In a statement, RBA governor Glenn Stevens said the Australian economy and the world economy as a whole were front-loaded with stimulus through the co-ordinated rescue package led by the G20.

“The global economy contracted further during the first few months of this year. While the near-term outlook remains weak, there are further signs of stabilisation in several countries,” Mr Stevens said.

“The Chinese economy in particular has picked up speed in recent months and many commodity prices have firmed a little.

“The considerable economic policy stimulus in train in most countries should help contain the downturn and support an eventual recovery.”

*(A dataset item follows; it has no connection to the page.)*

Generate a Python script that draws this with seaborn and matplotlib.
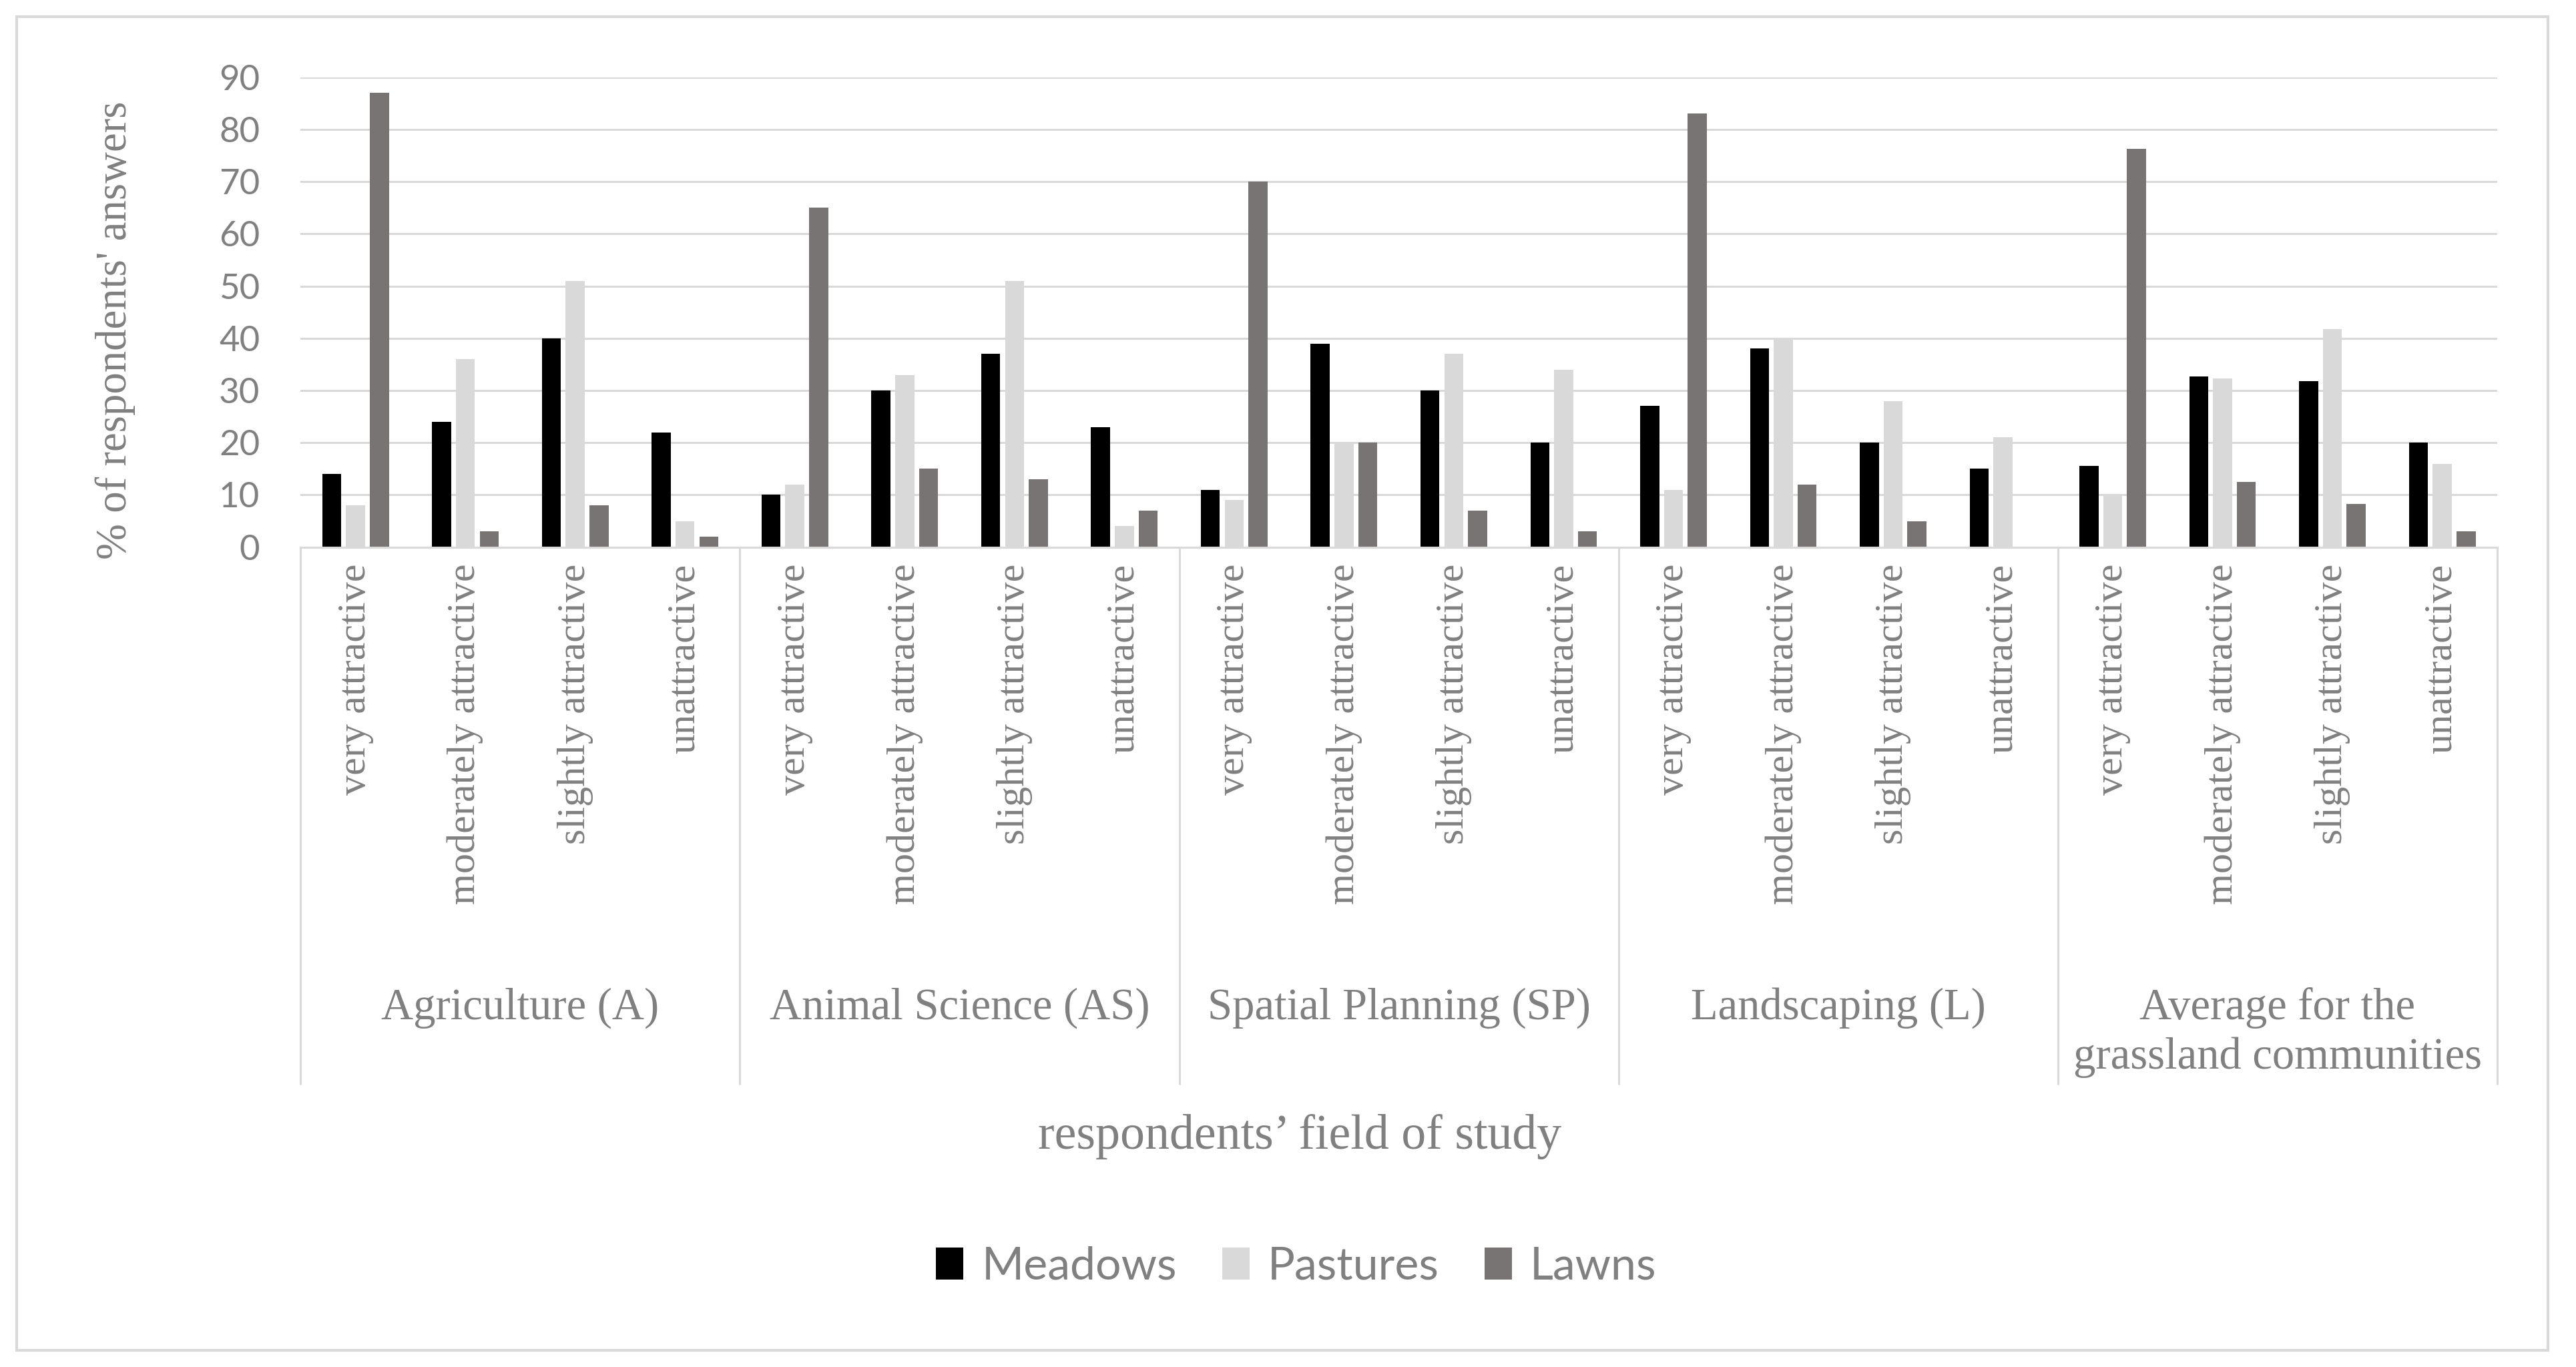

The Australian dollar strengthened on the rates decision, given that the move to stay on hold maintains the differential between Australia and US, where the official interest rates are virtually zero.

The currency moved from US73.80c up to US74.20c before it was sold off slightly. At the local close it was at US73.96c.

The interbank futures market is now tipping that rates could stay on hold for the rest of the year.

UBS economist George Tharenou said the RBA’s emphasis on China showed the central bank thought the return of the world economic superpower could propel Australia’s prospects in the next few years.

“We think the RBA is seeing some signs of the outlook improving globally and stability in several places,” he said. “They are placing more weight on China given our trade experience and they are seeing improvement in commodity prices.

“There are signs China is picking up and if there is the same pick-up in commodity prices then that would give a direct boost to the income side of the Australian economy.”

So it seems, that Australia’s future prosperity will once again depend on our relationship with China, and its future growth and development.

Budget Looms. What are your Predictions?

All will be revealed by Wayne Swan in next week’s Budget and, by all (media) accounts it’s going to be a “horror” Budget.

We’ve already been warned that “Middle-class” welfare will be targeted and that the looming Budget deficit may take several years to restore itself to the black.

Interestingly, we’ve had very few “precise” Budget measures leaked to the media as in previous years.

The budget is expected to record a deficit for next financial year of at least $50 billion but probably closer to $70 billion.

In a search for savings, and the billions needed to increase pensions, the budget will target those on higher incomes.

According to The Sydney Morning Herald, Such measures will include the means-testing of middle-class welfare, probably at a combined income level for families of $150,000.

The Government could means-test the $3.5 billion-a-year health insurance rebate, reducing the 30 per cent tax break for those on high incomes.

That would breach Labor’s election pledge but the Government could argue that high earners would benefit from tax cuts of up to $41 a week.

For the first time, the budget will contain long-range revenue and spending projections, beyond the standard four-year estimates, to plot a path back to surplus. It will pledge that once growth returns to trend levels, spending growth will be capped at 2 per cent and all tax revenues directed to pay off the deficit.

Speaking from a position of great experience, Shadow Treasurer Joe Hockey has said that “Kevin Rudd will never deliver a surplus budget.”